Monday, July 09, 2007

What Is Israel?

Israel” can mean many different things. It can mean the Jewish people, wherever they might live. It can mean Jewish Christians and gentile Christians, in an allegorical sense. It can mean the political Nation-State currently exercising jurisdiction over Palestine, or Caanan, or whatever you want to call it. It might also refer to the Jewish people living in said land, not necessarily its government.

Of these the only one I can’t support is the political entity. God never intended for Israel to have a centralized government, let alone a secular one with the power to write arbitrary laws. God intended for Israel to be a loose federation of cooperating tribes, welcoming to strangers, and united under a single rule of law interpreted and enforced by judges.

If your eschatology is dependent upon a political entity utilizing force to harm innocents I have to question whether you can mesh it neatly with the non – aggression principle implicit in the Christian ethic.
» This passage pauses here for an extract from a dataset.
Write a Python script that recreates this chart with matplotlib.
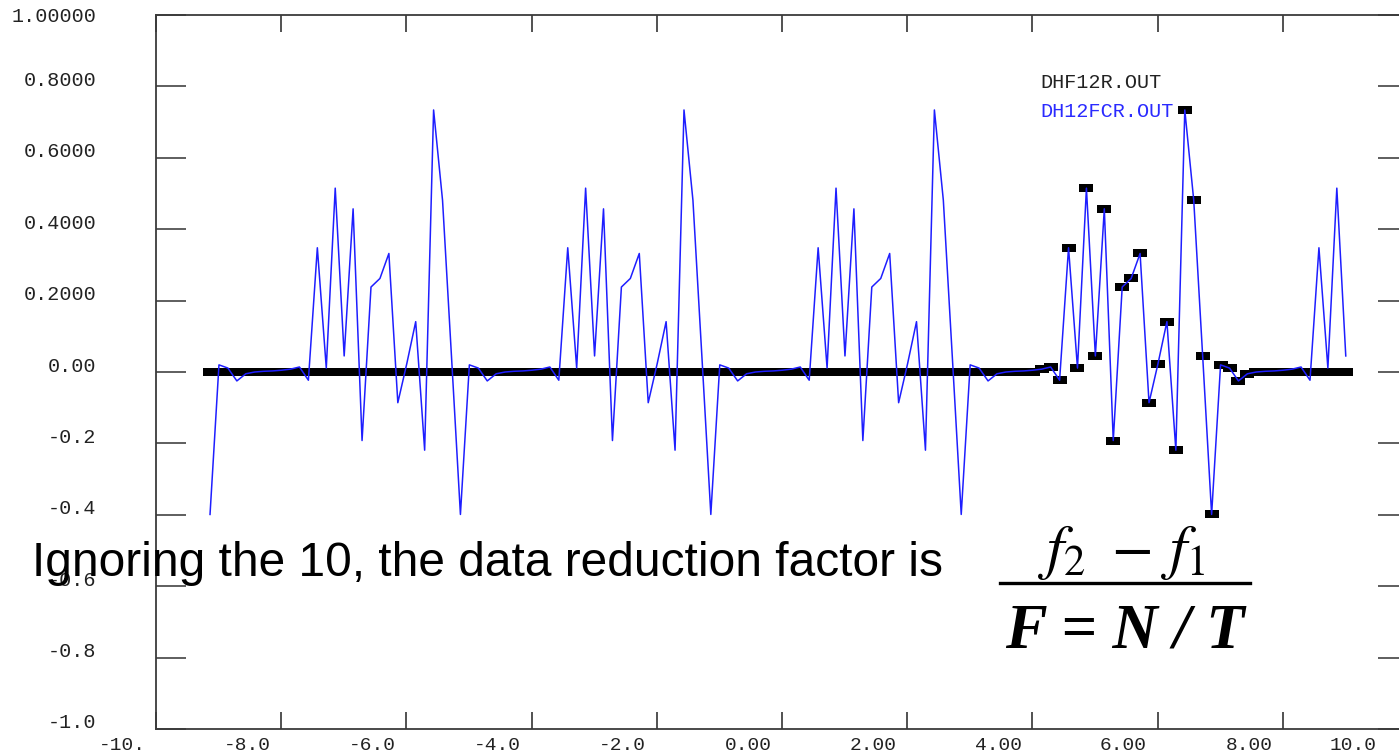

I don’t like to get into eschatology too much, but adoption of non – aggression led me away from statism and simultaneously away from dispensationalism, premillenialism, and Zionism. It was frustrating to me because I had to discover the common bond among these outside the Church, and many churches teach a statism alongside non – aggression and amillenialism. Indeed, Sojourner’s seems to adopt such a position.

Again, I support the right of Jews to voluntarily purchase property anywhere in the world they choose to do so. I believe it is a good idea for them to do so in Palestine. I believe there is a mystical purpose in Jews, but only believing Jews, occupying that land. But I oppose the use of force first and foremost. This is the single most important ethic, to love one’s neighbor as one self in order to demonstrate one’s love of God. Justification for breaking this code results in myriad convoluted theologies and political philosophies. It is just so difficult to give up the pagan worship of the state. The cry always goes out, “Give us a king.” Or, as Derek Webb has put it, “I want a new law!”